*EXERCISE REQUIREMENTS*. Copy every line of the records below where the word "with" occurs.

*DATA*.
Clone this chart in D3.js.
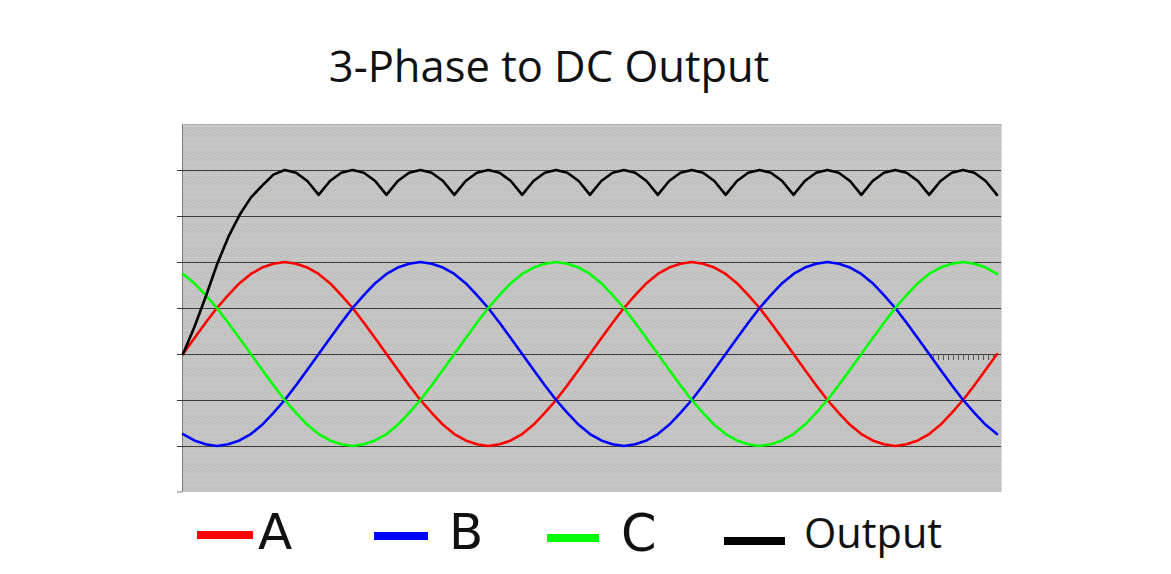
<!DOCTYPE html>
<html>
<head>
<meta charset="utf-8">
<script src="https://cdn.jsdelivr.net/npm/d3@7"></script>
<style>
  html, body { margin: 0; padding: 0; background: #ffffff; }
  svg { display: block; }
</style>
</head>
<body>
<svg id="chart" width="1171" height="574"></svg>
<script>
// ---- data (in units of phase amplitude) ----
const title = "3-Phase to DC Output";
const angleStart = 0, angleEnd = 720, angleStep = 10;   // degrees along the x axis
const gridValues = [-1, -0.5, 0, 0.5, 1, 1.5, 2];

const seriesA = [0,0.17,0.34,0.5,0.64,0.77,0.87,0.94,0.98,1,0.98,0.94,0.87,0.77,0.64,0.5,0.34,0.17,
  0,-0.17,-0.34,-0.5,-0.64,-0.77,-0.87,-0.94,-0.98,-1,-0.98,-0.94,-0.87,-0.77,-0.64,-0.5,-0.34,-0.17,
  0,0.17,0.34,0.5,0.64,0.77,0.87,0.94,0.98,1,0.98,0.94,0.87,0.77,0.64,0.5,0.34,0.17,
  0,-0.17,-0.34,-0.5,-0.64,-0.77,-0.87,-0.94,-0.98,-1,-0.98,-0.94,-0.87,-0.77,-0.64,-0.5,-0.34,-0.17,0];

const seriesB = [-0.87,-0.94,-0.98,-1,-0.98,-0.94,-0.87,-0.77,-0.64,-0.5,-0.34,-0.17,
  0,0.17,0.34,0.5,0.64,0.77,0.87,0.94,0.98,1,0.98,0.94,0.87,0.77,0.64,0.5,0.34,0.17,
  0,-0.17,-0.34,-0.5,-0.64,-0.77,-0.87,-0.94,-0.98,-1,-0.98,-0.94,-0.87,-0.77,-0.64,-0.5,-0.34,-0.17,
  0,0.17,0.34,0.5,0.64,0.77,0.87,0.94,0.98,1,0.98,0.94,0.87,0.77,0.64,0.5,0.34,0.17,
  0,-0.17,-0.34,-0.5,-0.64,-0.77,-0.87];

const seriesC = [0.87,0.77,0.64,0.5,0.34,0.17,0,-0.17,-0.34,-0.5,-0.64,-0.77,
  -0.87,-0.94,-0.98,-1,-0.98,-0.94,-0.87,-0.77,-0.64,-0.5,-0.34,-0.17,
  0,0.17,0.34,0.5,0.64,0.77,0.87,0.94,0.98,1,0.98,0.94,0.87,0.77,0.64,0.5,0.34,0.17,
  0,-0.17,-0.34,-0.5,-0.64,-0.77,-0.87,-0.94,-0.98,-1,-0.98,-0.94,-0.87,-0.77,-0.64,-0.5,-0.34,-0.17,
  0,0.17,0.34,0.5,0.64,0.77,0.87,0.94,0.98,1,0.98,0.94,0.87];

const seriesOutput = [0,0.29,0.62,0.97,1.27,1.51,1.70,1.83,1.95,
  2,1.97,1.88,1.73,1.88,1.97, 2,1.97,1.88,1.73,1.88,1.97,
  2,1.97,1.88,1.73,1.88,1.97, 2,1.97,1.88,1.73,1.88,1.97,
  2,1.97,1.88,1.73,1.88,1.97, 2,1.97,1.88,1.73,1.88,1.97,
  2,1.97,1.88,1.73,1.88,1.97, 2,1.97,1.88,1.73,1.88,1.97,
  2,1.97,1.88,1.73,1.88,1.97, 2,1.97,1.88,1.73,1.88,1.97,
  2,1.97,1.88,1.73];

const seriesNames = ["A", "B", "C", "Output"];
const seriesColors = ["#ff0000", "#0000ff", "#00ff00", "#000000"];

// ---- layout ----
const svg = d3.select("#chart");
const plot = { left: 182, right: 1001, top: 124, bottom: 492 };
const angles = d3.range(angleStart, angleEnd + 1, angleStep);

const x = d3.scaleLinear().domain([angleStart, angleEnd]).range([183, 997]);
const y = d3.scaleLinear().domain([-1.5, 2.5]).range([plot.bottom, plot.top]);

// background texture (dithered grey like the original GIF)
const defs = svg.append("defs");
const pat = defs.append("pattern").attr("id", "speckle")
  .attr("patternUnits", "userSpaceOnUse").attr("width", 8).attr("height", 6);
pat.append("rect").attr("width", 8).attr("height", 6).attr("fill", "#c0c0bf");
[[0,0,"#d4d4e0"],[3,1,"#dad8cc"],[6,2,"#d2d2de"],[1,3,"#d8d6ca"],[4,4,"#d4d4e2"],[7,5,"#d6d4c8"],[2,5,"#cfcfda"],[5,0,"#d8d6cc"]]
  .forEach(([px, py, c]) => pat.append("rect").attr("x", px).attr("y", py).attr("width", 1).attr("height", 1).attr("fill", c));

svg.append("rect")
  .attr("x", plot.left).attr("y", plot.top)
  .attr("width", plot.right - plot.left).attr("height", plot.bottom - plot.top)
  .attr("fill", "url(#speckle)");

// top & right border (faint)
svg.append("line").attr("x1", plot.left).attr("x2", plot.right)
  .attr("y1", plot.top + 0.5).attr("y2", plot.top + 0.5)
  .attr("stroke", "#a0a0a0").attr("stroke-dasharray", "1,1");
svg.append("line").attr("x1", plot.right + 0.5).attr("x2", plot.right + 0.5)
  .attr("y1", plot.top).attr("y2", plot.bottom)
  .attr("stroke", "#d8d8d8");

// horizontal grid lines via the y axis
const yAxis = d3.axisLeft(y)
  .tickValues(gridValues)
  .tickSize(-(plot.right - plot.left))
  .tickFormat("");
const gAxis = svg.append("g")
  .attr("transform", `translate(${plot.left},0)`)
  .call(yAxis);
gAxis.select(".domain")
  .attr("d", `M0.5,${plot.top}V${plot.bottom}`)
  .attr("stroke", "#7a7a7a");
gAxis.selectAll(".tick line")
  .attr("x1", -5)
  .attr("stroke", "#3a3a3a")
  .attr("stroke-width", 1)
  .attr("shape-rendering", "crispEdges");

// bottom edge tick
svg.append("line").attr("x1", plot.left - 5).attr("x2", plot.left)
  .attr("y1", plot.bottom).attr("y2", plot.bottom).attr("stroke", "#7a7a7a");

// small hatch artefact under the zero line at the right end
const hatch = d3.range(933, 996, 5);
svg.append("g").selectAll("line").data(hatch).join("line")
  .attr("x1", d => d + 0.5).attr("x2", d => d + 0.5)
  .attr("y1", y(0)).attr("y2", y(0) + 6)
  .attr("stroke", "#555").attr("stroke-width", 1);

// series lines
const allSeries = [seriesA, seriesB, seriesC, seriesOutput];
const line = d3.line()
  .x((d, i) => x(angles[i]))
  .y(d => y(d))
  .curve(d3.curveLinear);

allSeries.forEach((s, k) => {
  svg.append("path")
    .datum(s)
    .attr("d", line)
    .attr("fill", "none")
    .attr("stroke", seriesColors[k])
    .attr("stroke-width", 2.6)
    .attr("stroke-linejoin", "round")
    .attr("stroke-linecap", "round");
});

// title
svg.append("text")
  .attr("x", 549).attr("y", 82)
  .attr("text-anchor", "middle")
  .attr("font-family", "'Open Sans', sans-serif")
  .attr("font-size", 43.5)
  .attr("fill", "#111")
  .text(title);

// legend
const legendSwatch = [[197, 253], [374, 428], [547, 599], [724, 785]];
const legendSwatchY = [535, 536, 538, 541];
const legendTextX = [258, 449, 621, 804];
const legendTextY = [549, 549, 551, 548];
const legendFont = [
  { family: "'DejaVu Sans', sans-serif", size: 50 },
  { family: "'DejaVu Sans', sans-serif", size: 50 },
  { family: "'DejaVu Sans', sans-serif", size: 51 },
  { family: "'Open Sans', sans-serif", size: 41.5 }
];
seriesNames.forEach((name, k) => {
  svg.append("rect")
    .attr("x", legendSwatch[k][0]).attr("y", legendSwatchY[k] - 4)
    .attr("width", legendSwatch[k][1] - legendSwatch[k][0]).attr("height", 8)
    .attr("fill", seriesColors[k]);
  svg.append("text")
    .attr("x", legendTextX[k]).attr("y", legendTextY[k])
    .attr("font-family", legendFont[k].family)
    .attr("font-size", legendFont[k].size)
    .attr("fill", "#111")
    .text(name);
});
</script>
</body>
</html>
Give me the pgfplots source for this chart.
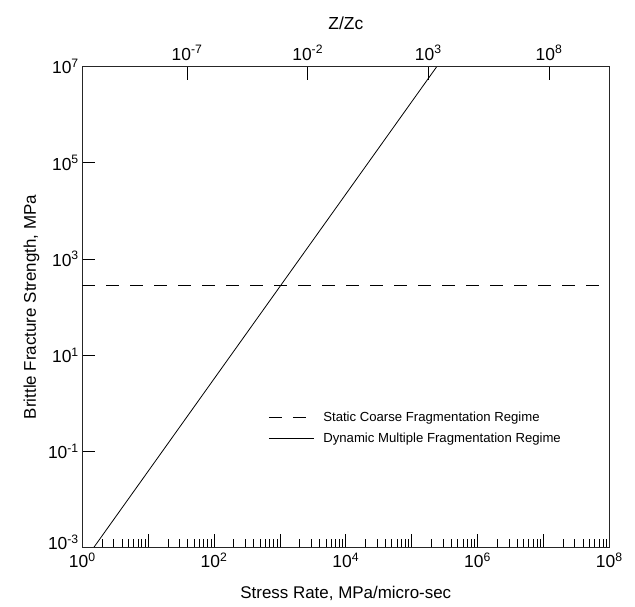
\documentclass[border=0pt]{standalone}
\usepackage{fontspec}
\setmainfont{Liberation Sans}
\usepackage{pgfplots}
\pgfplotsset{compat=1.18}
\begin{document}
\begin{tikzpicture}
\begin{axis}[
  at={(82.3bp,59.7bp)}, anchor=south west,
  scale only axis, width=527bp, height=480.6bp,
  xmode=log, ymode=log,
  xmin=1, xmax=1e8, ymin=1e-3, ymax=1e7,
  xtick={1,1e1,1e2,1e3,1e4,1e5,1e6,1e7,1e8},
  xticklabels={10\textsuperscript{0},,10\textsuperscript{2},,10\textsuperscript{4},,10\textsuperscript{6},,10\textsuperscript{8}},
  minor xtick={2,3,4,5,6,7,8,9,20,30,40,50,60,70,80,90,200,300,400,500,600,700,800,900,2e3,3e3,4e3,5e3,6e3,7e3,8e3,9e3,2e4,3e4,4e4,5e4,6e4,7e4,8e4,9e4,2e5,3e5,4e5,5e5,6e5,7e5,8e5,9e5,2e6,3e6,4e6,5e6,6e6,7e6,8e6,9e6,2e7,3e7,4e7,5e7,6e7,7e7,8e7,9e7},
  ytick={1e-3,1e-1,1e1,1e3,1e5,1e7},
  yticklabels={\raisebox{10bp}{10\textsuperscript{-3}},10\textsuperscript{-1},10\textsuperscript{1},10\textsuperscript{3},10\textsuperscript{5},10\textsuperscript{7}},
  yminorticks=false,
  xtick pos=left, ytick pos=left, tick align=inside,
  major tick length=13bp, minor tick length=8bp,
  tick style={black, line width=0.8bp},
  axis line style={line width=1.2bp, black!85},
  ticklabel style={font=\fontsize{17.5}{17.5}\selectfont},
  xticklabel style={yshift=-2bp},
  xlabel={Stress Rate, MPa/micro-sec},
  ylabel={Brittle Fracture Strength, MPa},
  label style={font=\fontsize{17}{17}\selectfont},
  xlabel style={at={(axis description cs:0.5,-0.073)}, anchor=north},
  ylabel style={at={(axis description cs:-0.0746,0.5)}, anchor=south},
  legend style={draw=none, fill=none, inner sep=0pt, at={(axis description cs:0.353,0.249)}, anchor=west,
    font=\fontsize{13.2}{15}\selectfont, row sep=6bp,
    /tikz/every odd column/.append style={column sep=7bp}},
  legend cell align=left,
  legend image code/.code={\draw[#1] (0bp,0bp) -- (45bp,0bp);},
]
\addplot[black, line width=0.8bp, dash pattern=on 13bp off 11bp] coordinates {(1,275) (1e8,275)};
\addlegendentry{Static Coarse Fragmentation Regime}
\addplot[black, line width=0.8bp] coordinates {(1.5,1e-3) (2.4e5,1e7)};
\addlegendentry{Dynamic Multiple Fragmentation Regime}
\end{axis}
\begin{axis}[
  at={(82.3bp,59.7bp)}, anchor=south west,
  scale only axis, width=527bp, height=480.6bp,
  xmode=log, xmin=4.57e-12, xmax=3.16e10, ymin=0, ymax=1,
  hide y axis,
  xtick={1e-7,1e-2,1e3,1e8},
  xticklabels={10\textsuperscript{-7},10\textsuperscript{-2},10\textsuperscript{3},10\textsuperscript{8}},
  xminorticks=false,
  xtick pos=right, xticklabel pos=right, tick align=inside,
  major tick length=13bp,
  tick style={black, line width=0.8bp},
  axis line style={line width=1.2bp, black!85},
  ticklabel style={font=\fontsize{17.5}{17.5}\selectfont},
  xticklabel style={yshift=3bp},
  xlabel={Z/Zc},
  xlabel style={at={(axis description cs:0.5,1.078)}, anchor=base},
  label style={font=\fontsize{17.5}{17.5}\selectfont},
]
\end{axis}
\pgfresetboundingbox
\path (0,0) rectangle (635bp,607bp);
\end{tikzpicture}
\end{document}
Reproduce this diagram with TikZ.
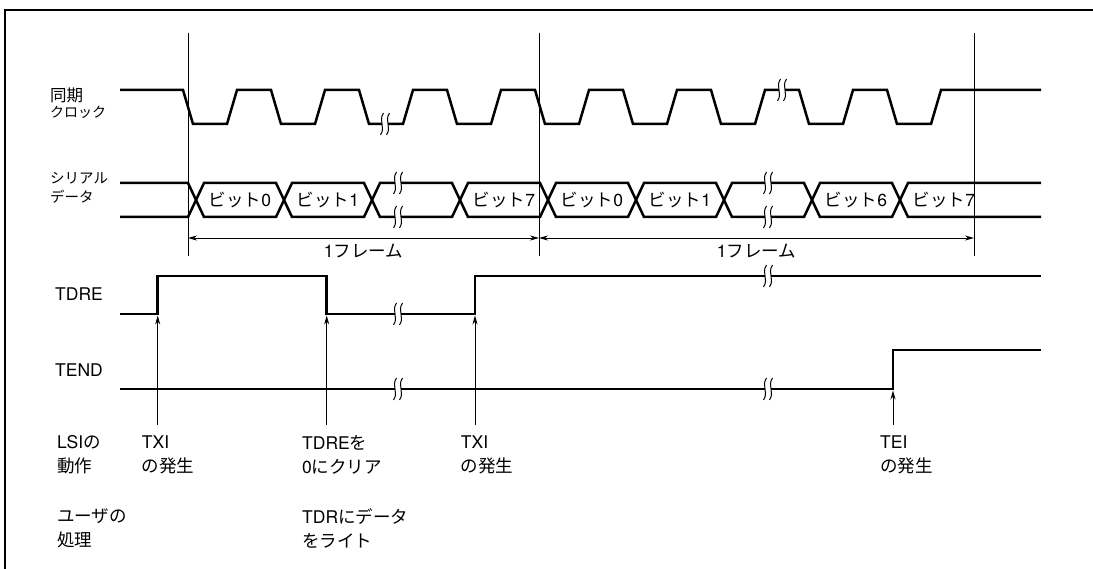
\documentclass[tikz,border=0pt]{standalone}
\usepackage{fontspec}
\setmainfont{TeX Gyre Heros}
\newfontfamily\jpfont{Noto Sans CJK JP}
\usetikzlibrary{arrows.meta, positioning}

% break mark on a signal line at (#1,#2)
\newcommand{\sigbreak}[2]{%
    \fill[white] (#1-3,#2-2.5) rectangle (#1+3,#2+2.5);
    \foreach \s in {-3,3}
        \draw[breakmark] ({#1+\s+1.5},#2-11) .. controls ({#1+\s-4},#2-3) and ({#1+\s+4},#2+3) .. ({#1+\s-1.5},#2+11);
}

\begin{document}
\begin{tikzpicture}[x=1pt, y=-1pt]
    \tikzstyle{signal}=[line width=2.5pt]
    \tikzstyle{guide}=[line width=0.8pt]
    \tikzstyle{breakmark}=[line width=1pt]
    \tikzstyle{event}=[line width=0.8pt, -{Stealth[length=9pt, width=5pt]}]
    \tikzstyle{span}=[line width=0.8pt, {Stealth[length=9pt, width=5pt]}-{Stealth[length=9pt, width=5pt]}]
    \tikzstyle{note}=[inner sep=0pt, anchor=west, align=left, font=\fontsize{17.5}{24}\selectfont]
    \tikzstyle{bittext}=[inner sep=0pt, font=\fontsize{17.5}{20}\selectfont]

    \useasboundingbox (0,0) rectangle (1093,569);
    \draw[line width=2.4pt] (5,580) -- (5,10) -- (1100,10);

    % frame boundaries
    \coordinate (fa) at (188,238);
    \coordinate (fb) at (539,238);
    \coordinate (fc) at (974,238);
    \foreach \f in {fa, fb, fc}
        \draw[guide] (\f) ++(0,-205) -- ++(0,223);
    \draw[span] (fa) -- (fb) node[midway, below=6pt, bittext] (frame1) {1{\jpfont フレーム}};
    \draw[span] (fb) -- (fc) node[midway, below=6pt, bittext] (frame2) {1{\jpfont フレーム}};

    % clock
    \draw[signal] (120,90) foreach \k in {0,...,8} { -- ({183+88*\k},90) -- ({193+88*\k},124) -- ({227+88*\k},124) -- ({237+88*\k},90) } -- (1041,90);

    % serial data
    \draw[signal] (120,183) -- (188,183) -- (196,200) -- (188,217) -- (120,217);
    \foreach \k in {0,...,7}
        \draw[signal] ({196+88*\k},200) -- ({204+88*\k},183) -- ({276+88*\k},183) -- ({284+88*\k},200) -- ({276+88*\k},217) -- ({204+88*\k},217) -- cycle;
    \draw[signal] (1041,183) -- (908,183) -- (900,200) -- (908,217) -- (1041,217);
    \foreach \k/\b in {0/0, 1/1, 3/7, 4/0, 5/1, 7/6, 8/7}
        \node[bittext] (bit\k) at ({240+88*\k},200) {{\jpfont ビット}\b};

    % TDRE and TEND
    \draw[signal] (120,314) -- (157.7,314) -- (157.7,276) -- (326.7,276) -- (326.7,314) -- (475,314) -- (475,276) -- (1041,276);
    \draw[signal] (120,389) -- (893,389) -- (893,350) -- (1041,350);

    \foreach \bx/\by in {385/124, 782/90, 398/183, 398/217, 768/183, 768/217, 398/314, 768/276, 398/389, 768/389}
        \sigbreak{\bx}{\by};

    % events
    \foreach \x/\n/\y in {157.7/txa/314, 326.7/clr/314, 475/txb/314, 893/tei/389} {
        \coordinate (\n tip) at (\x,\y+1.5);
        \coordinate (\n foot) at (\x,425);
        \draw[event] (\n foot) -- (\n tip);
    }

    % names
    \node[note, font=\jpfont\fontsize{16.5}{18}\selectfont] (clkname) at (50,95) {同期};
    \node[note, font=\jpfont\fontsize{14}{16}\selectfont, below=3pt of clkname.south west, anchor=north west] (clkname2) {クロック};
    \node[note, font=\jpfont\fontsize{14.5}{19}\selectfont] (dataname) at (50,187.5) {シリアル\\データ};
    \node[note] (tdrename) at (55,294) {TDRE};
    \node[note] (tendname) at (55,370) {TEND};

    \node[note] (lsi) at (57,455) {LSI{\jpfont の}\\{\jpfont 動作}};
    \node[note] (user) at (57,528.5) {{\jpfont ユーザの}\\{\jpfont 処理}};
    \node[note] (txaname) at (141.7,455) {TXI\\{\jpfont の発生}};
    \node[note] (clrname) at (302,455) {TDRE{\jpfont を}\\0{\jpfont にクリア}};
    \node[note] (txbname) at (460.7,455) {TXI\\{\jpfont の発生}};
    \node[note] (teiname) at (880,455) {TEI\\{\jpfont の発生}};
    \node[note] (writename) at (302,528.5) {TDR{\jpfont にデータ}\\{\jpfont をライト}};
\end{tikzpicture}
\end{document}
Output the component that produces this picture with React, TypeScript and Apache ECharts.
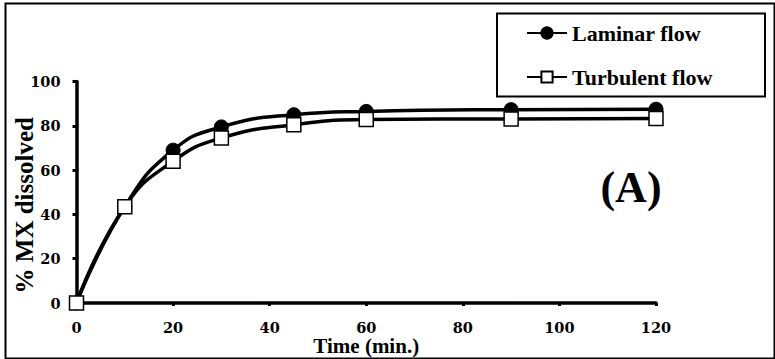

*REPLY TO THE TASK*.
Reproduce this diagram with TikZ.
Output the component that produces this picture with React, TypeScript and Apache ECharts.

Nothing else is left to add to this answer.